◆ **WORK TO COMPLETE**
Restate the data below word for word. Skip any images it contains.

◆ **DATA**
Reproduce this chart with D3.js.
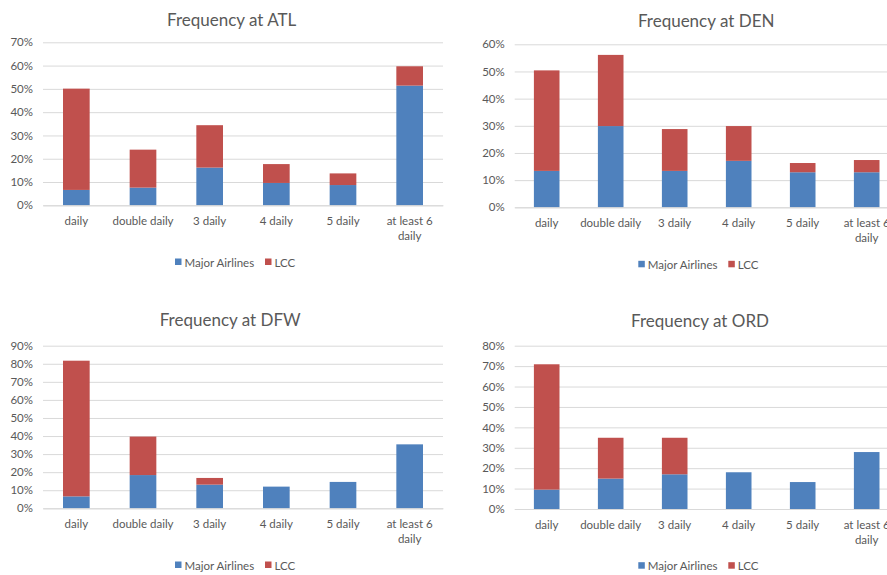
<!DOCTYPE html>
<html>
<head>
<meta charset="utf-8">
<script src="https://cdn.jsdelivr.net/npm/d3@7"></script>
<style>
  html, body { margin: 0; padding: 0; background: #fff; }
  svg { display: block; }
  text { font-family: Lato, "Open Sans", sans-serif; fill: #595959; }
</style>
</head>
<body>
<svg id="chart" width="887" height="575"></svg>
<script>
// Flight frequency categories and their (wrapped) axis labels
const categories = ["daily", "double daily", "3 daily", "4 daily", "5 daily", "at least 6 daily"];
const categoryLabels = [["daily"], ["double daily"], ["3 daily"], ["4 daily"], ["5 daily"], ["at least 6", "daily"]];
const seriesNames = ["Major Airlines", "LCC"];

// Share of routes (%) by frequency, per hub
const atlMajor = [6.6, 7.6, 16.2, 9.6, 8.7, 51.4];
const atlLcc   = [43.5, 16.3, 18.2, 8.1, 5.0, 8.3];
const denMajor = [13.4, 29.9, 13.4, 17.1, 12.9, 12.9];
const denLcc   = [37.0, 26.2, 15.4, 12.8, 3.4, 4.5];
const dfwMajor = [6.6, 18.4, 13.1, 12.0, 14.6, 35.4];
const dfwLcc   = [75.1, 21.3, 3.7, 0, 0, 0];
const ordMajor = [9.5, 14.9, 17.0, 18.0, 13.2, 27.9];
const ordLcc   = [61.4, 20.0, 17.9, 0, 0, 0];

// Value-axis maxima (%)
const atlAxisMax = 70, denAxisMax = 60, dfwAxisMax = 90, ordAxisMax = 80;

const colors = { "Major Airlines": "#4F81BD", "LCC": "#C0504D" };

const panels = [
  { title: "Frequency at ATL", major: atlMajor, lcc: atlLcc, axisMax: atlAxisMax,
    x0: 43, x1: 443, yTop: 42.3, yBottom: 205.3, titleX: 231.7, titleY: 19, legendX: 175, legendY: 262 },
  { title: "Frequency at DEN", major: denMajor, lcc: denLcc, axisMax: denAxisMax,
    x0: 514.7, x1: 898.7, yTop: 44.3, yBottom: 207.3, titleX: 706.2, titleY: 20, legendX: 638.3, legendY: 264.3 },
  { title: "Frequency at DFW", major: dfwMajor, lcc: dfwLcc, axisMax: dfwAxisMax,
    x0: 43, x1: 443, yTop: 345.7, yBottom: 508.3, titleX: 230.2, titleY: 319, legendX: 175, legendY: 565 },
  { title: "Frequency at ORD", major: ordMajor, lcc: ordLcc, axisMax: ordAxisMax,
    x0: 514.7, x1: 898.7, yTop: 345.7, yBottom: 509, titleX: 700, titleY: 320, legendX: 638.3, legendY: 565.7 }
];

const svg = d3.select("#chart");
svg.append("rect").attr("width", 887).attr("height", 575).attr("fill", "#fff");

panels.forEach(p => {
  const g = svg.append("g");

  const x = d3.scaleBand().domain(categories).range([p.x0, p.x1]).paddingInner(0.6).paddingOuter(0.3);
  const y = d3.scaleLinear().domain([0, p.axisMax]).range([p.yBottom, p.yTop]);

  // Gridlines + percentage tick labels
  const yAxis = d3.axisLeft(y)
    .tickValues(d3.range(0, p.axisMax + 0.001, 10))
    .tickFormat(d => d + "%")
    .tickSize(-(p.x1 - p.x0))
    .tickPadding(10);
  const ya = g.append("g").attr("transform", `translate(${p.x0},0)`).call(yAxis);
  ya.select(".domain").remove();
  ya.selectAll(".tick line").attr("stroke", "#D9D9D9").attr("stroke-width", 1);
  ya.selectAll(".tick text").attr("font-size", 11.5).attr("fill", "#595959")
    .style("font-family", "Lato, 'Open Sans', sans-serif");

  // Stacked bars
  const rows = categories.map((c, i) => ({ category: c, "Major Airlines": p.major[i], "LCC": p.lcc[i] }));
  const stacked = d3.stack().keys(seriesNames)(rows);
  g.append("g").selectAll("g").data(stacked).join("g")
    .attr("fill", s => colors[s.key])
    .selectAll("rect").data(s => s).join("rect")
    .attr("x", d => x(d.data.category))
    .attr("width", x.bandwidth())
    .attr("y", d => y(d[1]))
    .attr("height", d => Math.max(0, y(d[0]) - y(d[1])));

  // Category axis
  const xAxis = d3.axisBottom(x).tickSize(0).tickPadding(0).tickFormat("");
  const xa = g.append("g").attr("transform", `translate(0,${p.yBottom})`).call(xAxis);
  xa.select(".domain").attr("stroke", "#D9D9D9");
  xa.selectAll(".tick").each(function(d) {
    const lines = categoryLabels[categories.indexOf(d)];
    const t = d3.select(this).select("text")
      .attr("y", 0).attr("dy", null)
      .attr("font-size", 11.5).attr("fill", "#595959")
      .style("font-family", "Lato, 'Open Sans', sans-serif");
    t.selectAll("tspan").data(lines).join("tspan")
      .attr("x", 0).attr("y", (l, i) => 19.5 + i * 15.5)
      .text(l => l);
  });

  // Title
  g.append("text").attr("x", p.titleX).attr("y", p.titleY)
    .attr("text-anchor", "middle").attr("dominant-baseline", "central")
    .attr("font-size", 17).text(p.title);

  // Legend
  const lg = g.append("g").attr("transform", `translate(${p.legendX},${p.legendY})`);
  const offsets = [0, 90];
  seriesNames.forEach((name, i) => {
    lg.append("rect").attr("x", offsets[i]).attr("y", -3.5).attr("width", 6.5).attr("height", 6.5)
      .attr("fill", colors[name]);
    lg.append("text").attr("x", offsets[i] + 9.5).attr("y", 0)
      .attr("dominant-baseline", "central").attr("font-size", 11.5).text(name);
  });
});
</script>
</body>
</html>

◆ **EXPECTED ANSWER**
Reproduce this chart with D3.js.
<!DOCTYPE html>
<html>
<head>
<meta charset="utf-8">
<script src="https://cdn.jsdelivr.net/npm/d3@7"></script>
<style>
  html, body { margin: 0; padding: 0; background: #fff; }
  svg { display: block; }
  text { font-family: Lato, "Open Sans", sans-serif; fill: #595959; }
</style>
</head>
<body>
<svg id="chart" width="887" height="575"></svg>
<script>
// Flight frequency categories and their (wrapped) axis labels
const categories = ["daily", "double daily", "3 daily", "4 daily", "5 daily", "at least 6 daily"];
const categoryLabels = [["daily"], ["double daily"], ["3 daily"], ["4 daily"], ["5 daily"], ["at least 6", "daily"]];
const seriesNames = ["Major Airlines", "LCC"];

// Share of routes (%) by frequency, per hub
const atlMajor = [6.6, 7.6, 16.2, 9.6, 8.7, 51.4];
const atlLcc   = [43.5, 16.3, 18.2, 8.1, 5.0, 8.3];
const denMajor = [13.4, 29.9, 13.4, 17.1, 12.9, 12.9];
const denLcc   = [37.0, 26.2, 15.4, 12.8, 3.4, 4.5];
const dfwMajor = [6.6, 18.4, 13.1, 12.0, 14.6, 35.4];
const dfwLcc   = [75.1, 21.3, 3.7, 0, 0, 0];
const ordMajor = [9.5, 14.9, 17.0, 18.0, 13.2, 27.9];
const ordLcc   = [61.4, 20.0, 17.9, 0, 0, 0];

// Value-axis maxima (%)
const atlAxisMax = 70, denAxisMax = 60, dfwAxisMax = 90, ordAxisMax = 80;

const colors = { "Major Airlines": "#4F81BD", "LCC": "#C0504D" };

const panels = [
  { title: "Frequency at ATL", major: atlMajor, lcc: atlLcc, axisMax: atlAxisMax,
    x0: 43, x1: 443, yTop: 42.3, yBottom: 205.3, titleX: 231.7, titleY: 19, legendX: 175, legendY: 262 },
  { title: "Frequency at DEN", major: denMajor, lcc: denLcc, axisMax: denAxisMax,
    x0: 514.7, x1: 898.7, yTop: 44.3, yBottom: 207.3, titleX: 706.2, titleY: 20, legendX: 638.3, legendY: 264.3 },
  { title: "Frequency at DFW", major: dfwMajor, lcc: dfwLcc, axisMax: dfwAxisMax,
    x0: 43, x1: 443, yTop: 345.7, yBottom: 508.3, titleX: 230.2, titleY: 319, legendX: 175, legendY: 565 },
  { title: "Frequency at ORD", major: ordMajor, lcc: ordLcc, axisMax: ordAxisMax,
    x0: 514.7, x1: 898.7, yTop: 345.7, yBottom: 509, titleX: 700, titleY: 320, legendX: 638.3, legendY: 565.7 }
];

const svg = d3.select("#chart");
svg.append("rect").attr("width", 887).attr("height", 575).attr("fill", "#fff");

panels.forEach(p => {
  const g = svg.append("g");

  const x = d3.scaleBand().domain(categories).range([p.x0, p.x1]).paddingInner(0.6).paddingOuter(0.3);
  const y = d3.scaleLinear().domain([0, p.axisMax]).range([p.yBottom, p.yTop]);

  // Gridlines + percentage tick labels
  const yAxis = d3.axisLeft(y)
    .tickValues(d3.range(0, p.axisMax + 0.001, 10))
    .tickFormat(d => d + "%")
    .tickSize(-(p.x1 - p.x0))
    .tickPadding(10);
  const ya = g.append("g").attr("transform", `translate(${p.x0},0)`).call(yAxis);
  ya.select(".domain").remove();
  ya.selectAll(".tick line").attr("stroke", "#D9D9D9").attr("stroke-width", 1);
  ya.selectAll(".tick text").attr("font-size", 11.5).attr("fill", "#595959")
    .style("font-family", "Lato, 'Open Sans', sans-serif");

  // Stacked bars
  const rows = categories.map((c, i) => ({ category: c, "Major Airlines": p.major[i], "LCC": p.lcc[i] }));
  const stacked = d3.stack().keys(seriesNames)(rows);
  g.append("g").selectAll("g").data(stacked).join("g")
    .attr("fill", s => colors[s.key])
    .selectAll("rect").data(s => s).join("rect")
    .attr("x", d => x(d.data.category))
    .attr("width", x.bandwidth())
    .attr("y", d => y(d[1]))
    .attr("height", d => Math.max(0, y(d[0]) - y(d[1])));

  // Category axis
  const xAxis = d3.axisBottom(x).tickSize(0).tickPadding(0).tickFormat("");
  const xa = g.append("g").attr("transform", `translate(0,${p.yBottom})`).call(xAxis);
  xa.select(".domain").attr("stroke", "#D9D9D9");
  xa.selectAll(".tick").each(function(d) {
    const lines = categoryLabels[categories.indexOf(d)];
    const t = d3.select(this).select("text")
      .attr("y", 0).attr("dy", null)
      .attr("font-size", 11.5).attr("fill", "#595959")
      .style("font-family", "Lato, 'Open Sans', sans-serif");
    t.selectAll("tspan").data(lines).join("tspan")
      .attr("x", 0).attr("y", (l, i) => 19.5 + i * 15.5)
      .text(l => l);
  });

  // Title
  g.append("text").attr("x", p.titleX).attr("y", p.titleY)
    .attr("text-anchor", "middle").attr("dominant-baseline", "central")
    .attr("font-size", 17).text(p.title);

  // Legend
  const lg = g.append("g").attr("transform", `translate(${p.legendX},${p.legendY})`);
  const offsets = [0, 90];
  seriesNames.forEach((name, i) => {
    lg.append("rect").attr("x", offsets[i]).attr("y", -3.5).attr("width", 6.5).attr("height", 6.5)
      .attr("fill", colors[name]);
    lg.append("text").attr("x", offsets[i] + 9.5).attr("y", 0)
      .attr("dominant-baseline", "central").attr("font-size", 11.5).text(name);
  });
});
</script>
</body>
</html>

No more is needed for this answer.